Longtime Sacramento-area bakery closes expanded production facility after just 1 year
After 33 years as an institution along Fair Oaks Boulevard since 1985, an overbold expansion has Ettore’s Bakery & Café scrambling to make ends meet.
Ettore’s Natomas production facility was abruptly closed Wednesday just over a year after it opened on West National Drive, according to multiple media reports. Owner Ettore Ravazzolo was making deliveries Thursday, a bakery employee said, and could not be reached for comment.
Ravazzolo opened the 12,500-square foot bakery last year to feed a new Roseville store and ramp up catering efforts. But Ettore’s Bakery & Cafe filed for Chapter 11 bankruptcy protection in April with money owed to 100-199 creditors, and closed the Roseville store three months later.
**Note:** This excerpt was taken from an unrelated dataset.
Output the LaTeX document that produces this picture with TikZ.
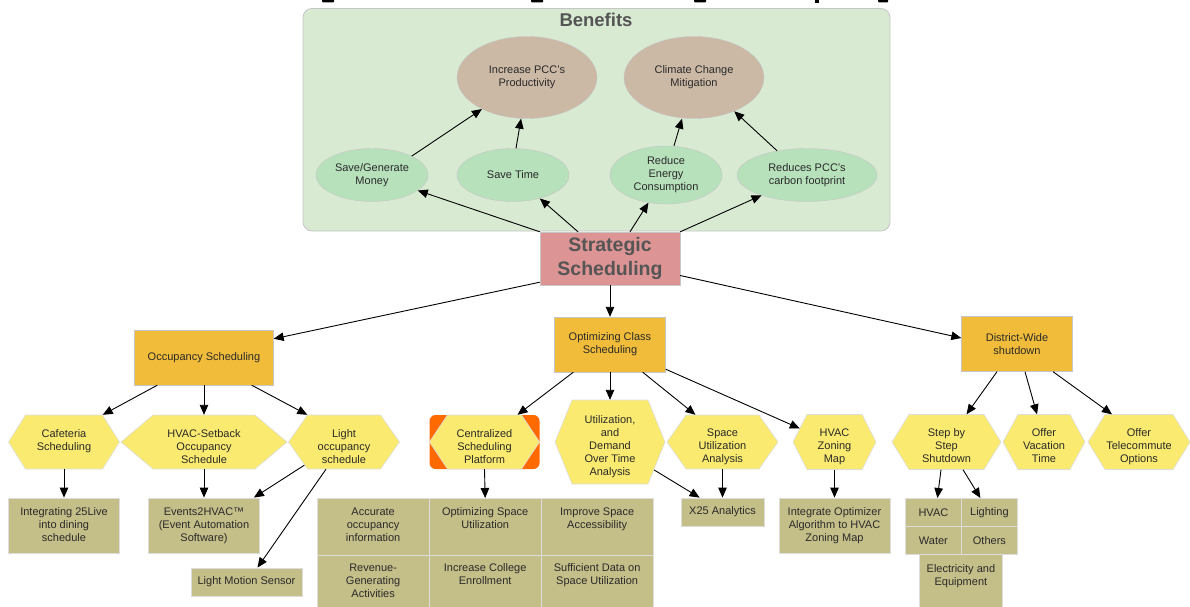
\documentclass[tikz,border=0pt]{standalone}
\usepackage{fontspec}
\setmainfont{Liberation Sans}
\usetikzlibrary{arrows.meta,shapes.geometric}

\definecolor{panelgreen}{HTML}{D9EAD3}
\definecolor{framegray}{HTML}{C6C6C6}
\definecolor{taupe}{HTML}{CBB9A5}
\definecolor{mint}{HTML}{B7E1BB}
\definecolor{rose}{HTML}{DD9494}
\definecolor{amber}{HTML}{F1BC3A}
\definecolor{lemon}{HTML}{FAEB70}
\definecolor{khaki}{HTML}{C4BE88}
\definecolor{flame}{HTML}{FF6A00}
\definecolor{ink}{HTML}{2A2A2A}
\definecolor{titlegray}{HTML}{555555}
\definecolor{seam}{HTML}{DDDDDD}

\tikzset{
  lbl/.style={font=\fontsize{11}{13}\selectfont, text=ink, align=center},
  conn/.style={draw=black, line width=0.9pt, -{Triangle[length=10pt,width=8.5pt]}},
  mainbox/.style={lbl, draw=framegray, fill=amber, inner sep=0pt},
  khakibox/.style={lbl, draw=seam, line width=0.8pt, fill=khaki, inner sep=0pt},
  goal/.style={lbl, ellipse, fill=taupe, draw=framegray, inner sep=0pt},
  gain/.style={lbl, ellipse, fill=mint, draw=framegray, inner sep=0pt},
  hexshape/.style={fill=lemon, draw=seam, line width=0.6pt},
  hexframe/.style={inner sep=0pt, draw=none},
  toptext/.style={lbl, inner sep=0pt, anchor=north},
}

% hexagon: name, x, y, width, height, slant inset, text offset from top, text
\newcommand\hexa[8]{%
  \path[hexshape] (#2-#4/2,#3) -- (#2-#4/2+#6,#3-#5/2) -- (#2+#4/2-#6,#3-#5/2)
    -- (#2+#4/2,#3) -- (#2+#4/2-#6,#3+#5/2) -- (#2-#4/2+#6,#3+#5/2) -- cycle;
  \node[hexframe, minimum width=#4, minimum height=#5] (#1) at (#2,#3) {};
  \node[toptext] (#1-text) at (#2,#3-#5/2+#7) {#8};
}

\begin{document}
\begin{tikzpicture}[x=1pt,y=-1pt]
\useasboundingbox (0,0) rectangle (1190,607);
\clip (0,0) rectangle (1190,607);

% descenders of the heading line above the panel
\fill[black, rounded corners=1] (322,-2) rectangle (334,2.5);
\fill[black, rounded corners=1] (531,-2) rectangle (543,2.5);
\fill[black, rounded corners=1] (694,-2) rectangle (706,2.5);
\fill[black] (815,-2) rectangle (818.5,3);
\fill[black, rounded corners=1] (878,-2) rectangle (888,2.5);

% ---------- Benefits panel ----------
\draw[fill=panelgreen, draw=framegray, line width=0.8pt, rounded corners=9] (303,8.5) rectangle (890,231);
\node[font=\bfseries\fontsize{18.5}{20}\selectfont, text=titlegray] (bentitle) at (596,20) {Benefits};

\node[goal, minimum width=140, minimum height=82] (productivity) at (527,77.5) {Increase PCC's\\Productivity};
\node[goal, minimum width=140, minimum height=82] (climate) at (694,77.5) {Climate Change\\Mitigation};

\node[gain, minimum width=112, minimum height=53] (money) at (372,175) {Save/Generate\\Money};
\node[gain, minimum width=112, minimum height=53] (savetime) at (513,175) {Save Time};
\node[gain, minimum width=112, minimum height=58] (energy) at (666,175) {Reduce\\Energy\\Consumption};
\node[gain, minimum width=140, minimum height=53] (footprint) at (807,175) {Reduces PCC's\\carbon footprint};

% ---------- root ----------
\node[draw=framegray, fill=rose, minimum width=140, minimum height=53, inner sep=0pt,
      font=\bfseries\fontsize{19.5}{24}\selectfont, text=titlegray, align=center]
      (strat) at (610,258.5) {Strategic\\Scheduling};

% ---------- second level ----------
\node[mainbox, minimum width=139, minimum height=55] (occ) at (204,357.5) {Occupancy Scheduling};
\node[mainbox, minimum width=111, minimum height=55] (opt) at (610,344.5) {Optimizing Class\\Scheduling};
\node[mainbox, minimum width=111, minimum height=55] (dist) at (1017,344) {District-Wide\\shutdown};

% ---------- hexagons ----------
\hexa{caf}{64}{442}{111}{54}{17}{14}{Cafeteria\\Scheduling}
\hexa{hvacsb}{204}{442}{166}{54}{32}{14}{HVAC-Setback\\Occupancy\\Schedule}
\hexa{lightocc}{344}{442}{111}{54}{19}{14}{Light\\occupancy\\schedule}
\fill[flame, rounded corners=6] (429.5,415) rectangle (539.5,469);
\hexa{central}{484.5}{442}{110}{54}{18}{14}{Centralized\\Scheduling\\Platform}
\hexa{util}{610}{442}{110}{84}{17}{15}{Utilization,\\and\\Demand\\Over Time\\Analysis}
\hexa{spaceua}{722.5}{442}{111}{54}{19}{14}{Space\\Utilization\\Analysis}
\hexa{zoning}{834.5}{442}{83}{55}{14}{14}{HVAC\\Zoning\\Map}
\hexa{stepdown}{946.5}{442}{109}{55}{17}{14}{Step by\\Step\\Shutdown}
\hexa{vacation}{1044}{442}{82}{55}{15}{14}{Offer\\Vacation\\Time}
\hexa{telecommute}{1139}{442}{102}{55}{17}{14}{Offer\\Telecommute\\Options}

% ---------- outcome boxes ----------
\node[khakibox, minimum width=111, minimum height=55] (integ) at (64,525.5) {};
\node[toptext] (integ-text) at (64,507.5) {Integrating 25Live\\into dining\\schedule};
\node[khakibox, minimum width=111, minimum height=55] (events) at (204,525.5) {};
\node[toptext] (events-text) at (204,507.5) {Events2HVAC™\\(Event Automation\\Software)};
\node[khakibox, minimum width=111, minimum height=28] (motion) at (246.5,582) {Light Motion Sensor};

% space-use grid
\node[khakibox, minimum width=111.5, minimum height=56.5, anchor=north west] (c11) at (317,498) {};
\node[khakibox, minimum width=112.5, minimum height=56.5, anchor=north west] (c12) at (428.5,498) {};
\node[khakibox, minimum width=111.5, minimum height=56.5, anchor=north west] (c13) at (541,498) {};
\node[khakibox, minimum width=111.5, minimum height=58, anchor=north west] (c21) at (317,554.5) {};
\node[khakibox, minimum width=112.5, minimum height=58, anchor=north west] (c22) at (428.5,554.5) {};
\node[khakibox, minimum width=111.5, minimum height=58, anchor=north west] (c23) at (541,554.5) {};
\node[toptext] (c11-text) at ([yshift=-9.5pt]c11.north) {Accurate\\occupancy\\information};
\node[toptext] (c12-text) at ([yshift=-9.5pt]c12.north) {Optimizing Space\\Utilization};
\node[toptext] (c13-text) at ([yshift=-9.5pt]c13.north) {Improve Space\\Accessibility};
\node[toptext] (c21-text) at ([yshift=-9pt]c21.north) {Revenue-\\Generating\\Activities};
\node[toptext] (c22-text) at ([yshift=-9pt]c22.north) {Increase College\\Enrollment};
\node[toptext] (c23-text) at ([yshift=-9pt]c23.north) {Sufficient Data on\\Space Utilization};

\node[khakibox, minimum width=83, minimum height=28] (x25) at (722.5,512) {X25 Analytics};
\node[khakibox, minimum width=111, minimum height=55] (intopt) at (834.5,525.5) {};
\node[toptext] (intopt-text) at (834.5,507.5) {Integrate Optimizer\\Algorithm to HVAC\\Zoning Map};

% shutdown targets
\node[khakibox, minimum width=56, minimum height=28, anchor=north west] (hvcell) at (905,498) {HVAC};
\node[khakibox, minimum width=56, minimum height=28, anchor=north west] (lgcell) at (961,498) {Lighting};
\node[khakibox, minimum width=56, minimum height=28, anchor=north west] (wtcell) at (905,526) {Water};
\node[khakibox, minimum width=56, minimum height=28, anchor=north west] (otcell) at (961,526) {Others};
\node[khakibox, minimum width=83, minimum height=58, anchor=north west] (elcell) at (919,554) {};
\node[toptext] (elcell-text) at ([yshift=-10pt]elcell.north) {Electricity and\\Equipment};

% ---------- connectors ----------
\draw[conn] (strat.north west) -- (money);
\draw[conn] ([xshift=-32pt]strat.north) -- (savetime);
\draw[conn] ([xshift=20pt]strat.north) -- (energy);
\draw[conn] (strat.north east) -- (footprint);
\draw[conn] (money.north east) -- (productivity.-145);
\draw[conn] ([xshift=3pt]savetime.north) -- ([xshift=-6pt]productivity.south);
\draw[conn] ([xshift=8pt]energy.north) -- ([xshift=-12pt]climate.south);
\draw[conn] (footprint.141) -- (climate.-40);

\draw[conn] ([yshift=3pt]strat.south west) -- ([yshift=-9pt]occ.north east);
\draw[conn] (strat.south) -- (opt.north);
\draw[conn] ([yshift=-17pt]strat.east) -- ([yshift=6pt]dist.west);

\draw[conn] ([xshift=23pt]occ.south west) -- ([xshift=-17pt]caf.north east);
\draw[conn] (occ.south) -- (hvacsb.north);
\draw[conn] ([xshift=-22pt]occ.south east) -- ([xshift=19pt]lightocc.north west);
\draw[conn] (caf.south) -- (integ.north);
\draw[conn] (hvacsb.south) -- (events.north);
\draw[conn] ([xshift=16pt,yshift=4pt]lightocc.south west) -- ([xshift=-6pt]events.north east);
\draw[conn] ([xshift=-18pt]lightocc.south) -- ([xshift=11pt]motion.north);

\draw[conn] ([xshift=19pt]opt.south west) -- ([xshift=33pt]central.north);
\draw[conn] (opt.south) -- (util.north);
\draw[conn] ([xshift=-23pt]opt.south east) -- ([xshift=-27pt]spaceua.north);
\draw[conn] ([yshift=3pt]opt.south east) -- ([xshift=7pt,yshift=13.5pt]zoning.west);
\draw[conn] (central.south) -- (c12.north);
\draw[conn] ([xshift=-11pt,yshift=-28pt]util.east) -- ([xshift=19pt]x25.north west);
\draw[conn] (spaceua.south) -- (x25.north);
\draw[conn] (zoning.south) -- (intopt.north);

\draw[conn] ([xshift=-20pt]dist.south) -- ([xshift=20pt]stepdown.north);
\draw[conn] ([xshift=8pt]dist.south) -- ([xshift=-7pt]vacation.north);
\draw[conn] ([xshift=36pt]dist.south) -- ([xshift=-27pt]telecommute.north);
\draw[conn] ([xshift=-5.5pt]stepdown.south) -- ([xshift=4pt]hvcell.north);
\draw[conn] ([xshift=16.5pt]stepdown.south) -- ([xshift=-9pt]lgcell.north);
\end{tikzpicture}
\end{document}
Though Ettore’s Fair Oaks Boulevard bakery and restaurant will remain open, the company seems intent on scaling back operations after last year’s rapid expansion. A six-year contract supplying pastries to Nugget Markets throughout Northern California is set to end soon, Fox40 reported.
Ettore Ravazzolo grew up in a Swiss orphanage, began his pastry apprenticeship as a 16-year-old in Zurich and went off to cook in an Alpine military camp 14,000 feet above sea level at age 19. He immigrated to Sacramento in 1977 with $350 to his name and no ability to speak English, and worked as a pastry chef in several southern states before returning six years later to work at Viva Croissant.
Hundred-hour weeks at the small bakery gave Ravazzolo the experience needed to open up his own shop at 2736 Fair Oaks Blvd. when Viva Croissant’s owner called it quits. His now-ex-wife Meggan Rush took over marketing and the Nugget account as Ettore’s Bakery & Cafe’s vice president after marrying the chef in 2006.
The Natomas facility, which Ravazzolo told Fox40 he decided to close Tuesday night, employed about 45 people. Ettore’s previously served customers in Folsom from 2002 to 2007.